Bu durumda Taliban bu konjonktürü iyi değerlendirme peşinde olabilir. Çin; savaşmadan kazanma yolunu, parasal destek üzerinden tasarlıyor. Rusya burada çok ciddi siyasi akıl oluşturmaktadır. Hindistan'la olan asırlık ilişkilerini bile göze alacak kadar sert siyasi viraj değişimini bile düşünebilir.
Taliban, Keşmir konusunda da nettir. Bu mesaj Hindistan için de, Çin için de anlamlıdır. Peki koskoca devletler Taliban'dan korkuyor mu? Bu akla yatıyor mu?
İstikrarın bozulması, özellikle Çin açısından felaket sinyalidir. Dolayısı ile istikrarı para ile satın alma peşinde olabilir.
Şimdi Rusya da, Çin de, Pakistan'ı yanına çekme yolunda. İlişkiler tabii ki vardır. Ama mesele yeni ittifak arayışında Pakistan faktörünün ön plana çıkmasından gidiyor.
Böyle bir ortamda Putin'in yeni Çin, Rusya, Pakistan'ın da içinde bulunacağı ittifak senaryosuna başvurması haberleri akla yatkın olabilir.
ABD ile Pakistan'ın arasının açılması söz konusu olabilir mi? Gelişmeler gösterecek ama işaretler o istikamette. Peki İngiltere işin neresinde? Pakistan'ı destekliyor. ABD ile arasındaki sorunların dışa vurulması giderek gözle görülür tablo alacak cinsten.
Amerika'daki siyasi iktidar değişimi ile birlikte, Pakistan'la Hindistan arasında yeni gerilim olursa, "Biden yönetimindeki başkan yardımcısı dahil bir çok isme iyi bakmak lazım" diye telkinde bulunan analizlerin yeniden okunması yerinde olabilir.
Pakistan içinden gelen analizlere bakılırsa, biraz gerilim ve savaş içerikli haberler barındırıyor.
Rusya siyasi akıl hocalığına soyunmuş gözüküyor.
Taliban Türkiye'ye de sempatik mesajlar vermekte. Tabii Taliban, Pakistan merkezli bir oluşum. Türkiye ile Pakistan ilişkileri hep iyiydi ve iyi kalacaktır. Pakistan içerisinde askerin konumu ve durumu önem arz ediyor. Yani Pakistan içindeki dengeleri okumaya devam.
Türkiye, olayları sakince ve heyecana kapılmadan takip ediyor.
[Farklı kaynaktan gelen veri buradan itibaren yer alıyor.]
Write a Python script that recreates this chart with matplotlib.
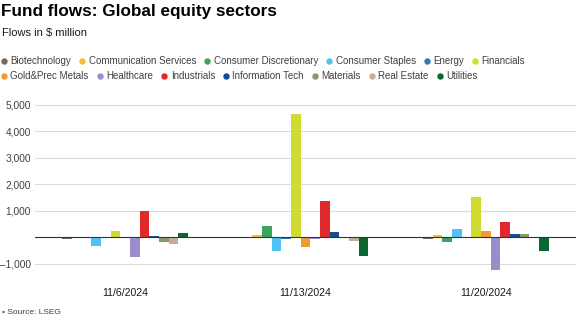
import matplotlib

matplotlib.use("Agg")
import matplotlib.pyplot as plt  # noqa: E402
import numpy as np  # noqa: E402

plt.rcParams["font.family"] = ["Liberation Sans", "DejaVu Sans"]

INK = "#1a1a1a"
GREY = "#404040"
GRID = "#dcdcdc"

dates = ["11/6/2024", "11/13/2024", "11/20/2024"]
sectors = [
    "Biotechnology",
    "Communication Services",
    "Consumer Discretionary",
    "Consumer Staples",
    "Energy",
    "Financials",
    "Gold&Prec Metals",
    "Healthcare",
    "Industrials",
    "Information Tech",
    "Materials",
    "Real Estate",
    "Utilities",
]
colors = [
    "#7b6656",
    "#f2c12e",
    "#3aa35c",
    "#4fc4f2",
    "#3a78b0",
    "#cfdb2f",
    "#f39a32",
    "#9b8dcc",
    "#e0292b",
    "#1b4a93",
    "#8b9770",
    "#c9ac98",
    "#0a6631",
]
# flows in $ million, one list per sector across the three weeks
biotech = [-70, 10, -75]
comm_services = [-40, 75, 75]
cons_disc = [-30, 400, -175]
cons_staples = [-340, -515, 310]
energy = [-20, -60, 15]
financials = [240, 4650, 1525]
gold = [-10, -365, 240]
healthcare = [-740, -75, -1250]
industrials = [1000, 1345, 560]
info_tech = [30, 175, 100]
materials = [-170, -20, 100]
real_estate = [-250, -165, -30]
utilities = [140, -715, -540]
flows = [
    biotech, comm_services, cons_disc, cons_staples, energy, financials, gold,
    healthcare, industrials, info_tech, materials, real_estate, utilities,
]
yticks = [-1000, 1000, 2000, 3000, 4000, 5000]

fig = plt.figure(figsize=(5.76, 3.24), dpi=100)
ax = fig.add_axes([0.061, 0.162, 0.939, 0.540])

x = np.arange(len(dates))
n = len(sectors)
width = 0.0536
for i, (vals, c) in enumerate(zip(flows, colors)):
    ax.bar(x + (i - (n - 1) / 2) * width, vals, width=width, color=c, zorder=3)

ax.set_xlim(-0.5, len(dates) - 0.5)
ax.set_ylim(-1300, 5300)
ax.set_yticks(yticks)
ax.set_yticklabels([f"{v:,}".replace("-", "\u2013") for v in yticks])
ax.set_xticks(x)
ax.set_xticklabels(dates)
ax.grid(axis="y", color=GRID, linewidth=0.8, zorder=0)
ax.axhline(0, color="#333333", linewidth=0.8, zorder=4)
ax.tick_params(axis="y", length=0, pad=3, labelsize=7.3, labelcolor=GREY)
ax.tick_params(axis="x", length=0, pad=12, labelsize=7.6, labelcolor=INK)
for s in ax.spines.values():
    s.set_visible(False)

fig.text(0.002, 0.966, "Fund flows: Global equity sectors", fontsize=12.3,
         fontweight="bold", color="black", va="center")
fig.text(0.004, 0.898, "Flows in $ million", fontsize=8, color=INK, va="center")

# legend laid out left to right in two rows
renderer = fig.canvas.get_renderer()
rows = [sectors[:6], sectors[6:]]
row_y = [0.811, 0.765]
k = 0
for names, yy in zip(rows, row_y):
    px = 4
    for name in names:
        fig.lines.append(plt.Line2D([px / 576], [yy], marker="o", markersize=3.6,
                                    color=colors[k], transform=fig.transFigure,
                                    linestyle="none"))
        t = fig.text((px + 6.5) / 576, yy, name, fontsize=7, color=GREY, va="center")
        w = t.get_window_extent(renderer).width
        px += 6.5 + w + 11
        k += 1

fig.text(0.004, 0.035, "\u2022 Source: LSEG", fontsize=6, color=GREY, va="center")

fig.savefig("out.png", dpi=100)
Taliban'ın mesajları da, günün sonunda bu takibin Türkiye'nin yeni dönemde de ilişkilerinin sabit istikrara dayalı olacağı açıktır. Lakin bölgede olacaklar sadece bu faktörlere bağlı kalmayacaktır. "ABD buradan çıktı gözüküyor" doğru, siyasi stratejilerinin hezimete uğradığı da doğru! Aynı şey Sovyet Rusya'sı için de geçerli idi. Lakin şu anda Rusya siyasi ittifak kurgusu için akıl üreten taraf olarak karşımızda. Dolayısı ile görünene değil, perdenin arkasındaki gelişmeleri görmek için derin okumalar şarttır.
ABD-Pakistan arasındaki ilişkiler, hele bu dönemde daha fazla anlam taşıyor. O sebepten ilk görüntülere göre değil, meydana çıkan tüm görüntülere göre analiz okumalarını satır aralarına bakmaya devam etmeliyiz.